Be sure to make use of the spaces provided for recording telephone numbers, setting goals, and locating documents. Over the years, readers of the first and second editions of this book have offered valuable feedback regarding the worksheets and checklists supplied throughout this book. As a result of readers' insightful suggestions, the forms in this book are now readily accessible online.
To download, customize, and store the documents at your convenience, please go to the Joy Loverde website (wwwdotelderindustrydotcom). You may choose to store your documents on your desktop, a CD-ROM, or a flash drive. Making the effort to complete the information electronically, then printing and storing paperwork in clearly labeled files, will pay big dividends.

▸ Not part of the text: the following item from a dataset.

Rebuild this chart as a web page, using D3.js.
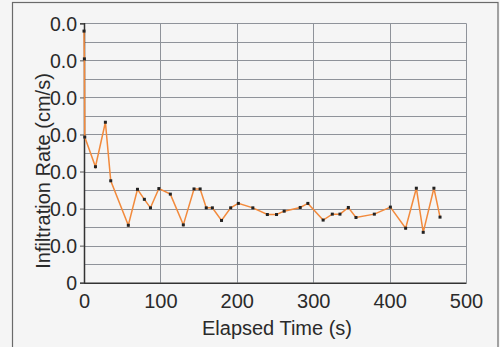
<!DOCTYPE html>
<html><head><meta charset="utf-8">
<script src="https://cdn.jsdelivr.net/npm/d3@7"></script>
<style>
html,body{margin:0;padding:0;background:#f5f5f5;}
svg{display:block;}
text{font-family:"Liberation Sans",Arial,sans-serif;fill:#2a2a2a;}
</style></head><body>
<script>
const times = [0,0.5,1,15,28,35,58,70,79,87,98,113,130,144,152,160,168,180,192,202,221,240,252,262,283,293,313,325,335,346,356,380,401,421,435,444,458,466];
const rates = [0.0679,0.0604,0.0393,0.0313,0.0433,0.0275,0.0155,0.0252,0.0225,0.0202,0.0254,0.0239,0.0156,0.0253,0.0253,0.0202,0.0202,0.0168,0.0202,0.0214,0.0202,0.0184,0.0184,0.0193,0.0203,0.0214,0.0169,0.0185,0.0185,0.0203,0.0176,0.0185,0.0204,0.0147,0.0255,0.0136,0.0255,0.0177];
const xTicks = [0,100,200,300,400,500];
const yTicks = [0,0.01,0.02,0.03,0.04,0.05,0.06,0.07];
const yMinor = [0.005,0.015,0.025,0.035,0.045,0.055,0.065];
const xTitle = "Elapsed Time (s)";
const yTitle = "Infiltration Rate (cm/s)";

const W=500,H=347;
const svg=d3.select("body").append("svg").attr("width",W).attr("height",H);
svg.append("rect").attr("x",12.5).attr("y",2.5).attr("width",485.5).attr("height",H).attr("fill","#f5f5f5").attr("stroke","#6a6a6a").attr("stroke-width",1.2);

const x=d3.scaleLinear().domain([0,500]).range([84,466]);
const y=d3.scaleLinear().domain([0,0.07]).range([282.7,23.3]);

const g=svg.append("g");
g.selectAll("line.hm").data(yMinor.concat(yTicks.slice(1))).join("line")
 .attr("x1",x(0)).attr("x2",x(500)).attr("y1",d=>Math.round(y(d))+0.5).attr("y2",d=>Math.round(y(d))+0.5)
 .attr("stroke","#8f939a").attr("stroke-width",1);
g.selectAll("line.vg").data(xTicks.slice(1)).join("line")
 .attr("y1",y(0)).attr("y2",y(0.07)).attr("x1",d=>Math.round(x(d))+0.5).attr("x2",d=>Math.round(x(d))+0.5)
 .attr("stroke","#8f939a").attr("stroke-width",1);

const truncFmt=d=>d===0?"0":(Math.trunc(d*10)/10).toFixed(1);
const xAxis=d3.axisBottom(x).tickValues(xTicks).tickSize(0).tickPadding(10).tickFormat(d3.format("d"));
const yAxis=d3.axisLeft(y).tickValues(yTicks).tickSize(4).tickPadding(3).tickFormat(truncFmt);
const gx=svg.append("g").attr("transform",`translate(0,${y(0)})`).call(xAxis);
gx.select(".domain").attr("stroke","#333").attr("stroke-width",1.5);
gx.selectAll("text").attr("font-size",20).attr("fill","#2a2a2a").attr("dy","0.75em");
const gy=svg.append("g").attr("transform",`translate(${x(0)},0)`).call(yAxis);
gy.select(".domain").attr("stroke","#333").attr("stroke-width",1.5);
gy.selectAll(".tick line").attr("stroke","#555");
gy.selectAll("text").attr("font-size",19.5).attr("fill","#2a2a2a").attr("dy","0.36em");

svg.append("text").attr("x",277).attr("y",335).attr("text-anchor","middle").attr("font-size",20).text(xTitle);
svg.append("text").attr("transform","translate(50,171) rotate(-90)").attr("text-anchor","middle").attr("font-size",20).attr("fill","#2f3a33").text(yTitle);

const data=times.map((t,i)=>({t,v:rates[i]}));
const line=d3.line().x(d=>x(d.t)).y(d=>y(d.v));
svg.append("path").datum(data).attr("d",line).attr("fill","none").attr("stroke","#f28a3c").attr("stroke-width",1.5);
svg.selectAll("rect.pt").data(data).join("rect").attr("class","pt")
 .attr("x",d=>x(d.t)-1.5).attr("y",d=>y(d.v)-1.5).attr("width",3).attr("height",3).attr("fill","#222");
</script>
</body></html>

Do what you can to keep the information current and accessible.
An important document that you will want to complete and keep handy right away is the "Elder Emergency Information Chart" found on page 5. You'll have peace of mind knowing that you have access to immediate assistance when you need it.

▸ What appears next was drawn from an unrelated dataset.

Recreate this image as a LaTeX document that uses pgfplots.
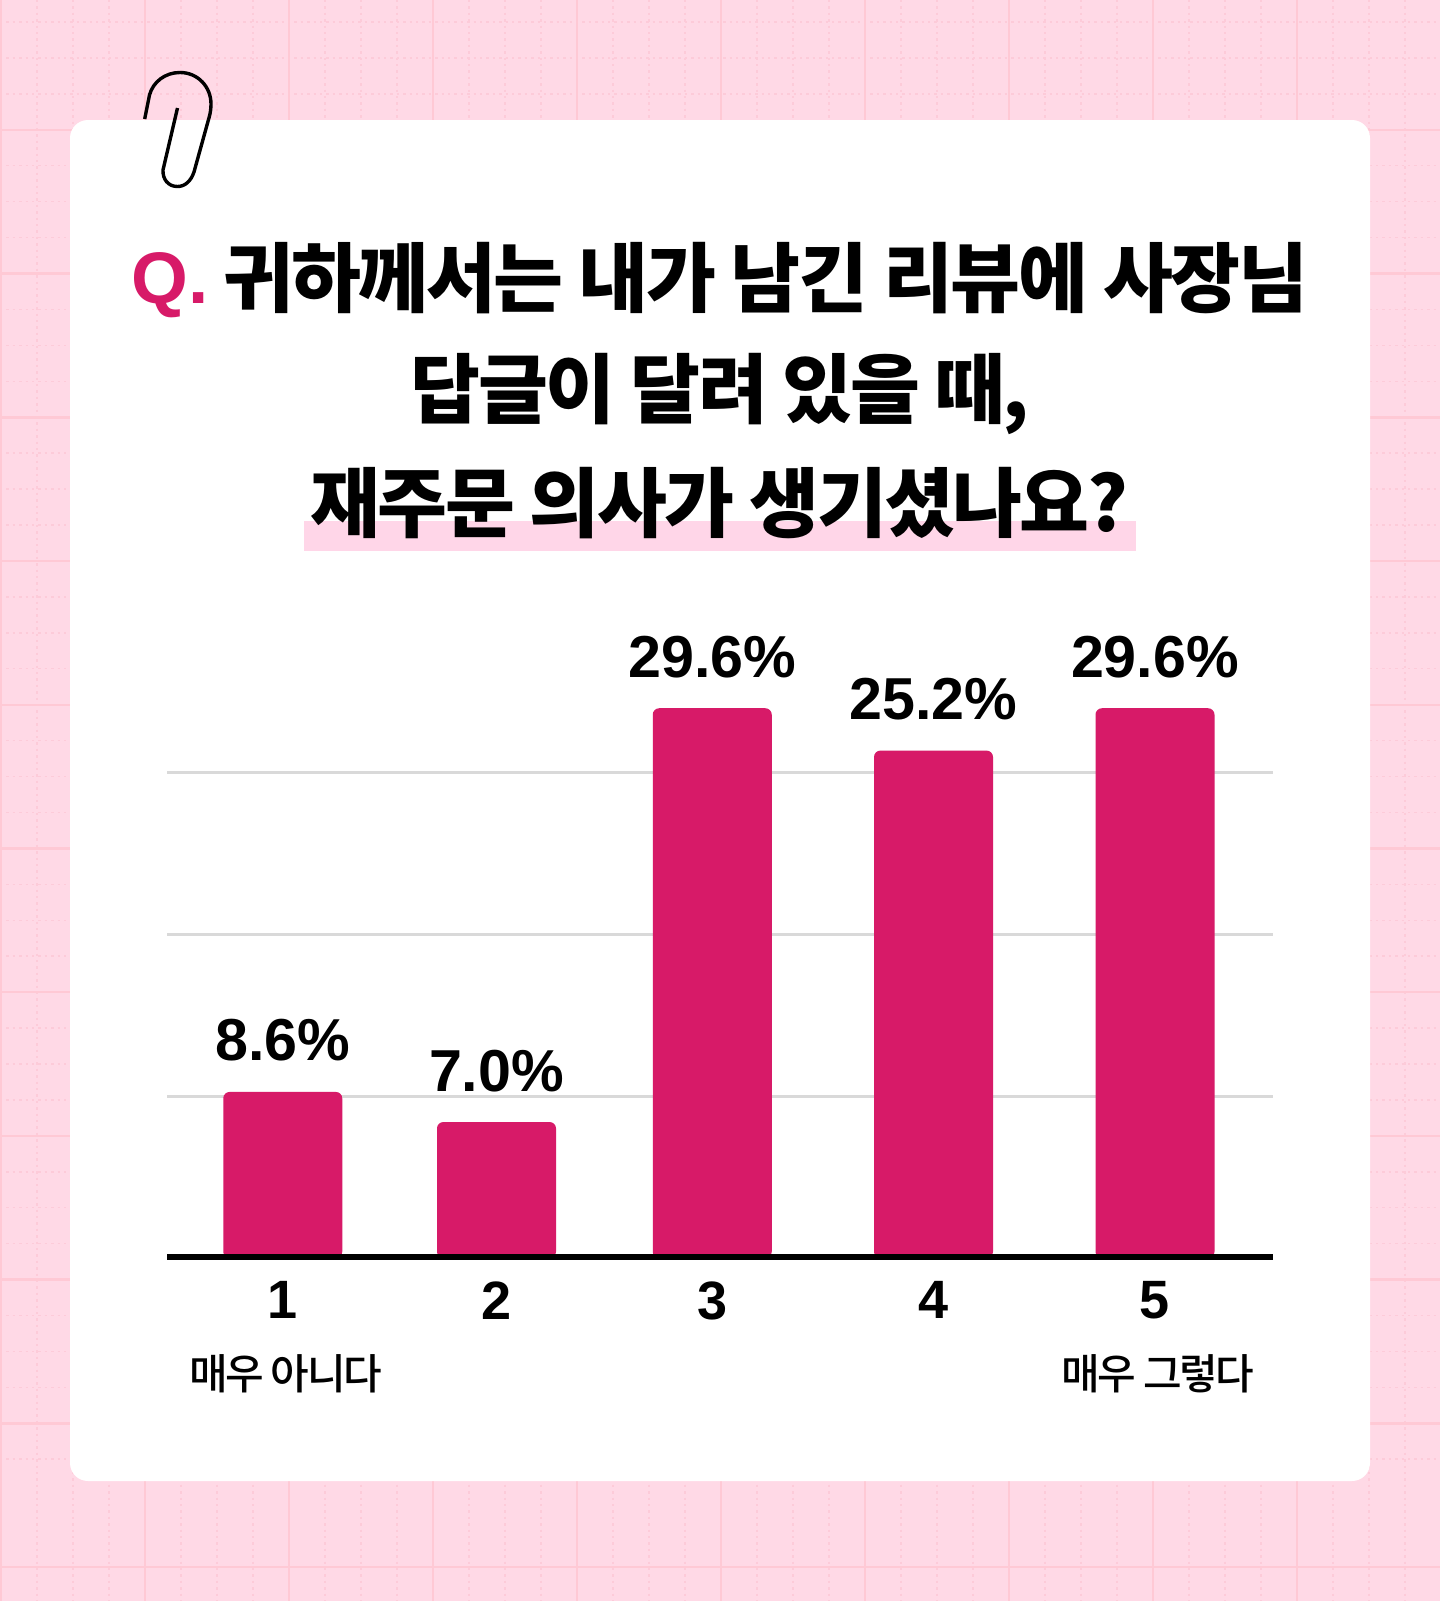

Prioritize Caregiving Issues
The introduction and Objectives sections at the beginning of each chapter offer a quick overview of the chapter contents and help you to prioritize your most pressing caregiving issues. Knowing the basis for what you are reading, and why, will be especially helpful when the emotional aspect of caregiving threatens to undermine your ability to do what is needed at the time. Effective planning is specific, realistic, and written.

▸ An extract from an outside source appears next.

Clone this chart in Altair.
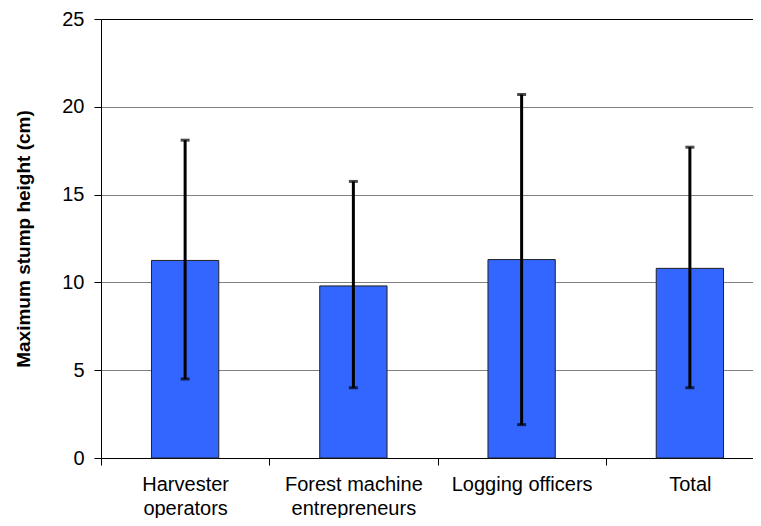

Staying on course with your care plans will be easier with the use of the "Eldercare Goals Chart" found on page 25. Tracking your progress with the use of the action checklists offered at the end of every chapter will also give you insights on where to focus your energies.
Tap into Professionals
There are knowledgeable and skilled professionals available to help you along the way. Look to the "Low-Cost and Free Resources" sections in each chapter and the hundreds of organizations and websites listed throughout The Complete Eldercare Planner
, and at the end of every chapter. Indexes of the organizations and websites can be found at the end of the book. Resources are listed alphabetically for a faster and easier search.
You now have everything you need to get started.PLAN TWO
Carve your own caregiving path.
How you approach and implement your care plans will most likely be different from others who are in similar situations. There are no cookie-cutter answers. Your family decision-making patterns, the help you receive from others, eligibility for specialized programs, and the availability of financial resources are some of the reasons why each care plan is customized. Ultimately, your process may include incorporating one plan, several plans, and even a combination of plans in order to solve a particular issue. Decide what method of planning and care works best for you.
Since nothing remains the same for very long when it comes to the people we care for, the process of caregiving will require ongoing assessments of the situation at hand. Older people are in constant transition; change is always on the horizon. A plan may work one day and not the next. Remaining open-minded and flexible will be one of the keys to your effectiveness as a family caregiver.
Open up the lines of communication right now with your elders and family members. Making assumptions about what is happening instead of talking with each other always does more harm than good. Do your best to approach problems and situations from fact, not fiction. Seek the advice of geriatric-care professionals if you need an unbiased opinion.
Keep your eldercare planning and timeline expectations realistic. Ask yourself on a regular basis these three simple questions: What can happen? What will my elder be able to do about what happens? What can the rest of the family do to help?
And plan early. When we plan we have choices, and the well-being of the entire family will rest on the quantity and quality of eldercare options, decisions, and plans that were put in place ahead of time. If fears about getting started are keeping you from acting now, the consequence of doing nothing is far worse.PLAN THREE
Implement planning principles.
Follow these six basic planning principles for maximum results.
1. Set goals. Know what you are doing and why. Make use of the "Eldercare Goals Chart" on page 25.
2. Create support systems and use them. Surround yourself and your elders with family members and friends as well as people from the local community as a way to share responsibilities and protect against caregiver stress. Don't turn anyone away if they are willing to help you.
3. Write it down. Put dates on all of your notes. Record plans, goals, ideas, phone numbers, questions, answers, promises, decisions, tasks, and appointments and keep them in a convenient, accessible location. Make good use of the forms in this planner. Download the forms from the website www.elderindustry.com if it will make it easier for you to write things down.
4. Organize information. Create a system using a file or binder that organizes your eldercare information. You'll constantly be digging for paperwork of all kinds. Be sure your system is mobile—you may have to produce documents at a moment's notice. Keep all paperwork in a safe, twenty-four-hour accessible location. Better yet, if you have a computer, download vital information onto a flash drive and keep it on your key chain. Flash drive key chains are available at your local computer outlet and convenience stores.
5. Allow sufficient time for research. Gathering information and creating options is critical to thoughtful action. Always research more than one option. You have a better chance of being successful with your elders and family members when you offer them choices and options.
6. Research all costs and who pays. Create budgets and seek sources of funding eldercare-related expenses early on.